The proposed John C Munro Hamilton International Airport aerotropolis will directly create 24,360 jobs and $66 million in yearly tax revenue for the City of Hamilton, according to a draft report prepared by consultants and released on Monday (July 5).
The 1,173-hectare Airport Employment Growth District (AEGD) will be driven by advanced manufacturing, warehousing, transportation, logistics, business services, accommodation and food service industres, according to the report by Watson & Associates Economists Ltd in association with WCM Consulting Ltd and Dillon Consulting Ltd.
The average land value for vacant land will be between $250,000 and $300,000 per acre it states, while the AEGD will also provide "significant spin-off employment and induced economic impacts."

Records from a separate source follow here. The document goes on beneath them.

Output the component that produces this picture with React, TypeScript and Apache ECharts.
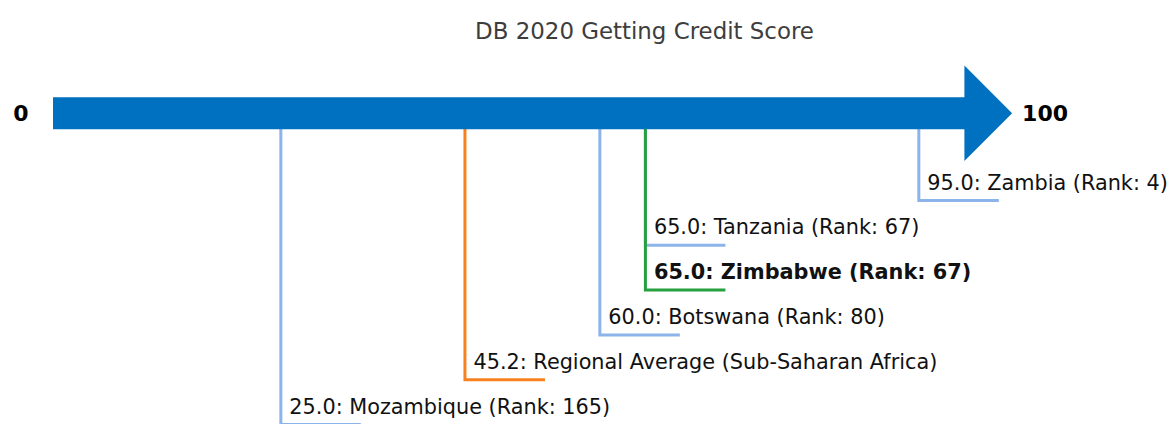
import React, { useEffect, useRef } from "react";
import * as echarts from "echarts";

const titleText = "DB 2020 Getting Credit Score";
const names = ["Zambia", "Tanzania", "Zimbabwe", "Botswana", "Regional Average (Sub-Saharan Africa)", "Mozambique"];
const scores = [95.0, 65.0, 65.0, 60.0, 45.2, 25.0];
const ranks: (number | null)[] = [4, 67, 67, 80, null, 165];
const kinds = ["peer", "peer", "focus", "peer", "regional", "peer"];
const axisMin = 0;
const axisMax = 100;

const FONT = "'DejaVu Sans', Verdana, sans-serif";
const colorFor: Record<string, string> = {
  peer: "#8cb4ea",
  focus: "#27a040",
  regional: "#f7811e",
};

export default function App() {
  const ref = useRef<HTMLDivElement>(null);
  useEffect(() => {
    document.body.style.margin = "0";
    if (!ref.current) return;
    const chart = echarts.init(ref.current, undefined, { renderer: "svg" });
    const PX_PER_LEVEL = 44.8;
    const BAR_CENTER_PX = 113.3;
    const H = 424;
    const firstLevel = (200.5 - BAR_CENTER_PX) / PX_PER_LEVEL;
    const barHalf = 16;
    const headHalf = 47.7;
    const headLen = 47.7;

    const leaderData = scores.map((s, i) => [s, firstLevel + i, i]);

    chart.setOption({
      animation: false,
      title: {
        text: titleText,
        left: 639.5,
        top: 14,
        textAlign: "center",
        textStyle: { fontFamily: FONT, fontSize: 22.9, fontWeight: "normal", color: "#3d3d3d" },
      },
      grid: { left: 53, width: 911.4, top: 0, height: H },
      xAxis: { type: "value", min: axisMin, max: axisMax, show: false },
      yAxis: {
        type: "value",
        inverse: true,
        min: -BAR_CENTER_PX / PX_PER_LEVEL,
        max: (H - BAR_CENTER_PX) / PX_PER_LEVEL,
        show: false,
      },
      series: [
        {
          type: "custom",
          clip: false,
          z: 2,
          data: leaderData,
          renderItem: (params: any, api: any) => {
            const i = api.value(2);
            const s = api.value(0);
            const p0 = api.coord([s, 0]);
            const p1 = api.coord([s, api.value(1)]);
            const color = colorFor[kinds[i]];
            const rank = ranks[i];
            const label = `${scores[i].toFixed(1)}: ${names[i]}` + (rank != null ? ` (Rank: ${rank})` : "");
            return {
              type: "group",
              children: [
                {
                  type: "polyline",
                  shape: { points: [[p0[0], p0[1]], [p1[0], p1[1]], [p1[0] + 80, p1[1]]] },
                  style: { stroke: color, lineWidth: 3, fill: null },
                },
                {
                  type: "text",
                  style: {
                    text: label,
                    x: p1[0] + 8.5,
                    y: p1[1] - 18,
                    align: "left",
                    verticalAlign: "middle",
                    fill: "#111",
                    fontFamily: FONT,
                    fontSize: 20.8,
                    fontWeight: kinds[i] === "focus" ? "bold" : "normal",
                  },
                },
              ],
            };
          },
        },
        {
          type: "custom",
          clip: false,
          z: 5,
          data: [[axisMin, axisMax]],
          renderItem: (params: any, api: any) => {
            const a = api.coord([api.value(0), 0]);
            const b = api.coord([api.value(1), 0]);
            const y = a[1];
            return {
              type: "group",
              children: [
                {
                  type: "polygon",
                  shape: {
                    points: [
                      [a[0], y - barHalf],
                      [b[0], y - barHalf],
                      [b[0], y - headHalf],
                      [b[0] + headLen, y],
                      [b[0], y + headHalf],
                      [b[0], y + barHalf],
                      [a[0], y + barHalf],
                    ],
                  },
                  style: { fill: "#0070c0" },
                },
                {
                  type: "text",
                  style: {
                    text: String(api.value(0)),
                    x: a[0] - 32,
                    y: y,
                    align: "center",
                    verticalAlign: "middle",
                    fill: "#000",
                    fontFamily: FONT,
                    fontSize: 22,
                    fontWeight: "bold",
                  },
                },
                {
                  type: "text",
                  style: {
                    text: String(api.value(1)),
                    x: b[0] + headLen + 10,
                    y: y,
                    align: "left",
                    verticalAlign: "middle",
                    fill: "#000",
                    fontFamily: FONT,
                    fontSize: 22,
                    fontWeight: "bold",
                  },
                },
              ],
            };
          },
        },
      ],
    });
    return () => chart.dispose();
  }, []);
  return <div ref={ref} style={{ width: 1171, height: 424 }} />;
}
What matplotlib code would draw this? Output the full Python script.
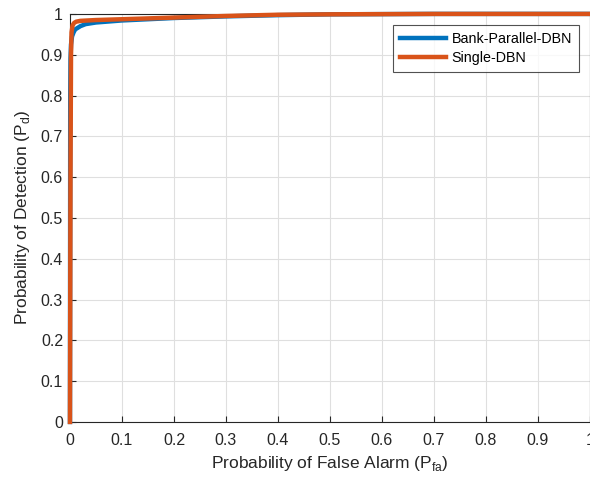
import matplotlib
matplotlib.use('Agg')
from matplotlib import pyplot as plt

plt.rcParams['font.family'] = ['Liberation Sans', 'DejaVu Sans']
plt.rcParams['mathtext.fontset'] = 'custom'
plt.rcParams['mathtext.rm'] = 'Liberation Sans'

# ROC points
pfa_bank = [0.0, 0.0005, 0.001, 0.002, 0.004, 0.007, 0.01, 0.02, 0.03, 0.05, 0.08, 0.1, 0.15,
            0.2, 0.3, 0.4, 0.5, 0.7, 1.0]
pd_bank = [0.0, 0.80, 0.89, 0.925, 0.945, 0.955, 0.962, 0.970, 0.975, 0.979, 0.982, 0.984, 0.987,
           0.990, 0.994, 0.997, 0.999, 1.0, 1.0]

pfa_single = [0.0, 0.001, 0.002, 0.003, 0.005, 0.008, 0.012, 0.02, 0.05, 0.1, 0.2, 0.3, 0.4,
              0.5, 0.7, 1.0]
pd_single = [0.0, 0.60, 0.90, 0.955, 0.972, 0.978, 0.981, 0.983, 0.985, 0.987, 0.991, 0.995,
             0.998, 0.999, 1.0, 1.0]

ticks = [0, 0.1, 0.2, 0.3, 0.4, 0.5, 0.6, 0.7, 0.8, 0.9, 1]
tick_labels = ['0', '0.1', '0.2', '0.3', '0.4', '0.5', '0.6', '0.7', '0.8', '0.9', '1']

fig = plt.figure(figsize=(5.9, 4.8), dpi=100)
ax = fig.add_axes([0.1186, 0.121, 0.8814, 0.850])

ax.plot(pfa_bank, pd_bank, color='#0072BD', lw=3.2, label='Bank-Parallel-DBN', clip_on=False,
        zorder=3)
ax.plot(pfa_single, pd_single, color='#D95319', lw=3.2, label='Single-DBN', clip_on=False,
        zorder=3)

ax.set_xlim(0, 1)
ax.set_ylim(0, 1)
ax.set_xticks(ticks)
ax.set_yticks(ticks)
ax.set_xticklabels(tick_labels)
ax.set_yticklabels(tick_labels)
ax.grid(True, color='#dfdfdf', lw=0.8)
ax.set_axisbelow(True)
ax.tick_params(direction='in', length=4, color='#262626', labelcolor='#262626', labelsize=11.5,
               pad=5)
ax.tick_params(axis='x', pad=8)
for s in ax.spines.values():
    s.set_color('#262626')
    s.set_linewidth(0.8)

ax.set_xlabel('Probability of False Alarm (P$_{\\mathrm{fa}}$)', fontsize=12.5, color='#262626',
              labelpad=4)
ax.set_ylabel('Probability of Detection (P$_{\\mathrm{d}}$)', fontsize=12.5, color='#262626',
              labelpad=6)

leg = ax.legend(loc='upper right', bbox_to_anchor=(579 / 590, 1 - 25 / 480),
                bbox_transform=fig.transFigure, borderaxespad=0, fontsize=10.3, fancybox=False,
                edgecolor='#262626', handlelength=3.2, borderpad=0.5, labelspacing=0.35,
                handletextpad=0.4)
leg.get_frame().set_linewidth(0.8)
leg.set_zorder(5)

fig.savefig('out.png', dpi=100)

Capital costs associated with the AEGD would be funded primarily through growth revenues with the city taking steps to minimise the risk to the taxpayer, but infrastructure will cost about $351 million, with $115 million funded directly by the developers and the rest coming from Hamilton City land charges.
The report was prepared for Hamilton City's Planning and Economic Development Committee to compare the competitiveness of Hamilton's AEGD against other industrial/business located close to major airports in Ontario and the US and is part of the City's public consultation on the AEGD project.
The draft's other findings include:
- The City of Hamilton is well-positioned geographically to potentially benefit from the anticipated gradual shift of employment growth on employment lands from more mature and developed west Greater Toronto Area (GTA) municipalities.
- Other major airports in the region, including Toronto Lester B Pearson International Airport and Buffalo-Niagara International Airport have limited off-site employment land development opportunities.